One strategy for dealing with this negativity is to assume it will pass and keep on being your positive, glass-half-full self. Everyone has bad days, even on a bike tour, and this rider may feel better after some tailwinds or a decent night’s sleep. They may also need time to adjust to the rhythms of touring, and your “keep on pedaling” attitude may be the perfect example for them to observe and adopt. Problem solved.
So you’ve ignored the negativity and deployed positivity, but neither strategy has worked. It might be time to dig in a little and see if you can understand where this person is coming from. Start by asking, “So, of all the bike tours out there, what made you choose this one?” Understanding their “why” won’t only help you engage with them, but getting this person to articulate their motivations might also help them realize, Oh yeah, I did sign up for this. You might even get an answer that is so far off from your own motivations that you never would have guessed.

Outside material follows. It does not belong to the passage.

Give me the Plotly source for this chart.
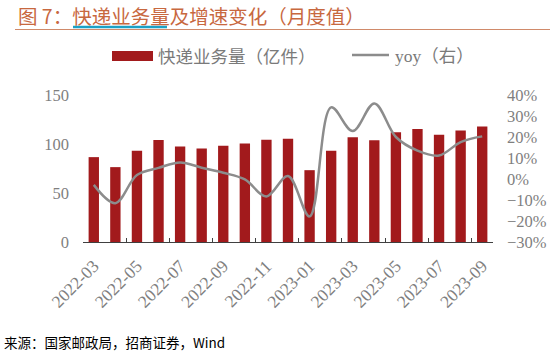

You might also discover that their negativity is coming from a place of unmet expectations. If this is the case, is there anything that can be changed? Maybe this person was hoping for a good cup of coffee each morning and the coffee press has a crack in it. Or they thought they would have WiFi to upload photos to their blog each evening and you haven’t had service in two days. These are just a couple of examples that may or may not be fixable, but at least you’ll get a sense of where their negativity is stemming from. Another thing that you might discover, once you dig in, is that this vocal negativity is just their way of dealing with any kind of challenge. To test this theory, ask them about their favorite bike tour in the past. If they tell you it was their favorite — but they also make sure to point out that the campsites were crappy and the food was terrible — that’s likely the case. So even though they are complaining now, they may reminisce about this trip fondly in the future. It’s tough, but is there a way that you can allow them their feelings, and the expression of them, without letting it impact you in an adverse way?
At this point, it probably doesn’t even hurt to say, “You know, I can’t tell if you’re having a good time or not. For me, this tour has been challenging, but I love what we’ve already accomplished. How are you feeling?” See where that opening leads.
Unless you’re the only positive person in this whole tour group, it’s perfectly reasonable to share the load when it comes to supporting (or just tolerating) Negative Ned. Maybe it’s another person’s turn to sit next to them at dinner or to be their tent neighbor for the night. Even if it isn’t easy at first, continue to enjoy the experience that you are having, and hopefully others can do the same. While it wouldn’t be the first resolution to jump to, allow this person the space to tap out and leave the tour if they see fit. If they have run out of fun, or didn’t have any to begin with, they don’t have to continue just for the sake of finishing, and you don’t have to feel obligated to try and keep them there.
Finding someone annoying is a bit more subjective. We all have our quirks, and even when we don’t click with someone right away, it doesn’t mean that it’s not worth getting to know them. For this I’d say take a deep breath and remember that you only have a certain amount of time with this person. If all else fails, you’ll at least end up with some interesting stories from the experience. Think of it as the Type 2 fun of interpersonal relationships.
The great thing about a bike tour is that, even though you’re headed down the road as a touring family, there is plenty of opportunity to do your own thing or spend your time with the people you do click with. It shouldn’t hurt anyone’s feelings to hear that you prefer to ride by yourself or that you like to have a little downtime when you get to camp. While you’re not “fixing” this person’s negativity, you’re continuing to have the trip that you want. Hopefully, in continuing to have as much fun as humanly possible, your enthusiasm will be contagious.
Wishing you sunny skies and sunny dispositions!